COLLECTED DATA.
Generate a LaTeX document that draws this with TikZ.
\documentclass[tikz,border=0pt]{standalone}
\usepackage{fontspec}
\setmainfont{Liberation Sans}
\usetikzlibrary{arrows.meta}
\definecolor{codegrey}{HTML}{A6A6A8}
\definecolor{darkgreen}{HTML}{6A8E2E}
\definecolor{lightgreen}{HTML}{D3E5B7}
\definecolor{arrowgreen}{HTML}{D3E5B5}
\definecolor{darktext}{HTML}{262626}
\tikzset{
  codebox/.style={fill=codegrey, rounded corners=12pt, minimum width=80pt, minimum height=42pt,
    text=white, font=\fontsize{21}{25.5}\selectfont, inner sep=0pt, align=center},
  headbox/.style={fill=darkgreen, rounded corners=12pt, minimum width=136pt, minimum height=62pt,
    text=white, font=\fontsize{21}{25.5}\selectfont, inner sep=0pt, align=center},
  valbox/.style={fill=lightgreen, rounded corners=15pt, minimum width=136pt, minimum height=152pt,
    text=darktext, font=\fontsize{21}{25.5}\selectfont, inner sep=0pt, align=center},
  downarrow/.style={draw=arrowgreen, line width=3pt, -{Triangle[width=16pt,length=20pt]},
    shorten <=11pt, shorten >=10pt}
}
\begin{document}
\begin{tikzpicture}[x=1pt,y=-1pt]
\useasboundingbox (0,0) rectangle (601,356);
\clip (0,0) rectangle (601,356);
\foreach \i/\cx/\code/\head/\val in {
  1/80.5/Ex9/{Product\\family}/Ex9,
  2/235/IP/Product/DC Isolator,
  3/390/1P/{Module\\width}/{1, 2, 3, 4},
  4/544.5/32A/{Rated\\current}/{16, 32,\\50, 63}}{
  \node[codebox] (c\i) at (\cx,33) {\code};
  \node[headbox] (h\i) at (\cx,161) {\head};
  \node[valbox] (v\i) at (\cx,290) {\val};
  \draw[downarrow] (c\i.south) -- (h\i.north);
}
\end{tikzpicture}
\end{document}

GIVEN TASK.
Write out the listing once more, matching it exactly.

EXERCISE RESULT.
Generate a LaTeX document that draws this with TikZ.
\documentclass[tikz,border=0pt]{standalone}
\usepackage{fontspec}
\setmainfont{Liberation Sans}
\usetikzlibrary{arrows.meta}
\definecolor{codegrey}{HTML}{A6A6A8}
\definecolor{darkgreen}{HTML}{6A8E2E}
\definecolor{lightgreen}{HTML}{D3E5B7}
\definecolor{arrowgreen}{HTML}{D3E5B5}
\definecolor{darktext}{HTML}{262626}
\tikzset{
  codebox/.style={fill=codegrey, rounded corners=12pt, minimum width=80pt, minimum height=42pt,
    text=white, font=\fontsize{21}{25.5}\selectfont, inner sep=0pt, align=center},
  headbox/.style={fill=darkgreen, rounded corners=12pt, minimum width=136pt, minimum height=62pt,
    text=white, font=\fontsize{21}{25.5}\selectfont, inner sep=0pt, align=center},
  valbox/.style={fill=lightgreen, rounded corners=15pt, minimum width=136pt, minimum height=152pt,
    text=darktext, font=\fontsize{21}{25.5}\selectfont, inner sep=0pt, align=center},
  downarrow/.style={draw=arrowgreen, line width=3pt, -{Triangle[width=16pt,length=20pt]},
    shorten <=11pt, shorten >=10pt}
}
\begin{document}
\begin{tikzpicture}[x=1pt,y=-1pt]
\useasboundingbox (0,0) rectangle (601,356);
\clip (0,0) rectangle (601,356);
\foreach \i/\cx/\code/\head/\val in {
  1/80.5/Ex9/{Product\\family}/Ex9,
  2/235/IP/Product/DC Isolator,
  3/390/1P/{Module\\width}/{1, 2, 3, 4},
  4/544.5/32A/{Rated\\current}/{16, 32,\\50, 63}}{
  \node[codebox] (c\i) at (\cx,33) {\code};
  \node[headbox] (h\i) at (\cx,161) {\head};
  \node[valbox] (v\i) at (\cx,290) {\val};
  \draw[downarrow] (c\i.south) -- (h\i.north);
}
\end{tikzpicture}
\end{document}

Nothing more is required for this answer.